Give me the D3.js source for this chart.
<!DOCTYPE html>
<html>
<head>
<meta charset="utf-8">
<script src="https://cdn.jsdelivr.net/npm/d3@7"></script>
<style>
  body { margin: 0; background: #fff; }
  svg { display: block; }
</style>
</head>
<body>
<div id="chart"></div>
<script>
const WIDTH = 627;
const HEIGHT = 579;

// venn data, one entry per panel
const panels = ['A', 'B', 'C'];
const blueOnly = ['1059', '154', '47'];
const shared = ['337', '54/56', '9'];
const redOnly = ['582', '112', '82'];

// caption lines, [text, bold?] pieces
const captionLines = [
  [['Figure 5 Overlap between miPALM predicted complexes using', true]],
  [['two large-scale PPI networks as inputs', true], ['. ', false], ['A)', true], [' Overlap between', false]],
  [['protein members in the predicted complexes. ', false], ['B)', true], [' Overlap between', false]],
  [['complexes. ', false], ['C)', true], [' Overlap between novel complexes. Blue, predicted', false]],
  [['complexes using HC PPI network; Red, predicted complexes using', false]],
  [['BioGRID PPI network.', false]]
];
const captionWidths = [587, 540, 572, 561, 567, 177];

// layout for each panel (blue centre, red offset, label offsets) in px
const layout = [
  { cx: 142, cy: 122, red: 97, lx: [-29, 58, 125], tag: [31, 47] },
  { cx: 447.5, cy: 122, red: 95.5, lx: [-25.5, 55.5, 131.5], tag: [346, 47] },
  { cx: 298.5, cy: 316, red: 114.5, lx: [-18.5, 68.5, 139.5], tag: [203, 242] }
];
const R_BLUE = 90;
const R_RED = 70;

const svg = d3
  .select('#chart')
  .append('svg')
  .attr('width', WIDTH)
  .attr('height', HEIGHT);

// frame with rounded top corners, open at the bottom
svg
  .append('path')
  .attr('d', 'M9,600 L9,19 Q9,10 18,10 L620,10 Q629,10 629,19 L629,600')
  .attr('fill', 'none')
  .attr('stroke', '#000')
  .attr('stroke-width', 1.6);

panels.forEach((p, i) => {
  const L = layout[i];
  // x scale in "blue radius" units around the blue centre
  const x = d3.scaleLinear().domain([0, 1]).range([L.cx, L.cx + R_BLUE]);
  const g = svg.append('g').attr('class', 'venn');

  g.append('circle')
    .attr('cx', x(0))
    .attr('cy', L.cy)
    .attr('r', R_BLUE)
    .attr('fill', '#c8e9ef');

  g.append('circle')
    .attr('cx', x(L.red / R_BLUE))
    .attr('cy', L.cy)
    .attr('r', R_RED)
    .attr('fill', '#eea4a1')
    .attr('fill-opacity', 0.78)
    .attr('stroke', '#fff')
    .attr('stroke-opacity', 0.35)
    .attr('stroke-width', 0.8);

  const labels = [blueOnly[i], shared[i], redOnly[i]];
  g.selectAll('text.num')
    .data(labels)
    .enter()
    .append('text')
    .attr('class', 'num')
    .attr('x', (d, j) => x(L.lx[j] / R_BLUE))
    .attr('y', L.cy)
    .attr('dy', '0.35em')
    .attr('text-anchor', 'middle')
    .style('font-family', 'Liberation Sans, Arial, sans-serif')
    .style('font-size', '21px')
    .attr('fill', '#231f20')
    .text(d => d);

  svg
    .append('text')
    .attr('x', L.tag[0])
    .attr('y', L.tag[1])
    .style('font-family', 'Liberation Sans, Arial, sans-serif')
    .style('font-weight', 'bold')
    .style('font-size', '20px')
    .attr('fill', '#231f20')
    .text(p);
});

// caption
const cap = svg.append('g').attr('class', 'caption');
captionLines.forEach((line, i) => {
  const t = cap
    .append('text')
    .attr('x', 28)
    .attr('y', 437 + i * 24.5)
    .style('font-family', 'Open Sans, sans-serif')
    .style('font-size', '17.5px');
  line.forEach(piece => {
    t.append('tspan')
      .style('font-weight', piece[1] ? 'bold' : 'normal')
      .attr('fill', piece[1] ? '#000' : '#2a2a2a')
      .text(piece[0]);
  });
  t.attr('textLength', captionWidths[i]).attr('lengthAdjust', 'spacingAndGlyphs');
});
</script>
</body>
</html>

# # # #

* **Aim**
Please repeat the listing above in full and exactly.

* **Written solution**
Give me the D3.js source for this chart.
<!DOCTYPE html>
<html>
<head>
<meta charset="utf-8">
<script src="https://cdn.jsdelivr.net/npm/d3@7"></script>
<style>
  body { margin: 0; background: #fff; }
  svg { display: block; }
</style>
</head>
<body>
<div id="chart"></div>
<script>
const WIDTH = 627;
const HEIGHT = 579;

// venn data, one entry per panel
const panels = ['A', 'B', 'C'];
const blueOnly = ['1059', '154', '47'];
const shared = ['337', '54/56', '9'];
const redOnly = ['582', '112', '82'];

// caption lines, [text, bold?] pieces
const captionLines = [
  [['Figure 5 Overlap between miPALM predicted complexes using', true]],
  [['two large-scale PPI networks as inputs', true], ['. ', false], ['A)', true], [' Overlap between', false]],
  [['protein members in the predicted complexes. ', false], ['B)', true], [' Overlap between', false]],
  [['complexes. ', false], ['C)', true], [' Overlap between novel complexes. Blue, predicted', false]],
  [['complexes using HC PPI network; Red, predicted complexes using', false]],
  [['BioGRID PPI network.', false]]
];
const captionWidths = [587, 540, 572, 561, 567, 177];

// layout for each panel (blue centre, red offset, label offsets) in px
const layout = [
  { cx: 142, cy: 122, red: 97, lx: [-29, 58, 125], tag: [31, 47] },
  { cx: 447.5, cy: 122, red: 95.5, lx: [-25.5, 55.5, 131.5], tag: [346, 47] },
  { cx: 298.5, cy: 316, red: 114.5, lx: [-18.5, 68.5, 139.5], tag: [203, 242] }
];
const R_BLUE = 90;
const R_RED = 70;

const svg = d3
  .select('#chart')
  .append('svg')
  .attr('width', WIDTH)
  .attr('height', HEIGHT);

// frame with rounded top corners, open at the bottom
svg
  .append('path')
  .attr('d', 'M9,600 L9,19 Q9,10 18,10 L620,10 Q629,10 629,19 L629,600')
  .attr('fill', 'none')
  .attr('stroke', '#000')
  .attr('stroke-width', 1.6);

panels.forEach((p, i) => {
  const L = layout[i];
  // x scale in "blue radius" units around the blue centre
  const x = d3.scaleLinear().domain([0, 1]).range([L.cx, L.cx + R_BLUE]);
  const g = svg.append('g').attr('class', 'venn');

  g.append('circle')
    .attr('cx', x(0))
    .attr('cy', L.cy)
    .attr('r', R_BLUE)
    .attr('fill', '#c8e9ef');

  g.append('circle')
    .attr('cx', x(L.red / R_BLUE))
    .attr('cy', L.cy)
    .attr('r', R_RED)
    .attr('fill', '#eea4a1')
    .attr('fill-opacity', 0.78)
    .attr('stroke', '#fff')
    .attr('stroke-opacity', 0.35)
    .attr('stroke-width', 0.8);

  const labels = [blueOnly[i], shared[i], redOnly[i]];
  g.selectAll('text.num')
    .data(labels)
    .enter()
    .append('text')
    .attr('class', 'num')
    .attr('x', (d, j) => x(L.lx[j] / R_BLUE))
    .attr('y', L.cy)
    .attr('dy', '0.35em')
    .attr('text-anchor', 'middle')
    .style('font-family', 'Liberation Sans, Arial, sans-serif')
    .style('font-size', '21px')
    .attr('fill', '#231f20')
    .text(d => d);

  svg
    .append('text')
    .attr('x', L.tag[0])
    .attr('y', L.tag[1])
    .style('font-family', 'Liberation Sans, Arial, sans-serif')
    .style('font-weight', 'bold')
    .style('font-size', '20px')
    .attr('fill', '#231f20')
    .text(p);
});

// caption
const cap = svg.append('g').attr('class', 'caption');
captionLines.forEach((line, i) => {
  const t = cap
    .append('text')
    .attr('x', 28)
    .attr('y', 437 + i * 24.5)
    .style('font-family', 'Open Sans, sans-serif')
    .style('font-size', '17.5px');
  line.forEach(piece => {
    t.append('tspan')
      .style('font-weight', piece[1] ? 'bold' : 'normal')
      .attr('fill', piece[1] ? '#000' : '#2a2a2a')
      .text(piece[0]);
  });
  t.attr('textLength', captionWidths[i]).attr('lengthAdjust', 'spacingAndGlyphs');
});
</script>
</body>
</html>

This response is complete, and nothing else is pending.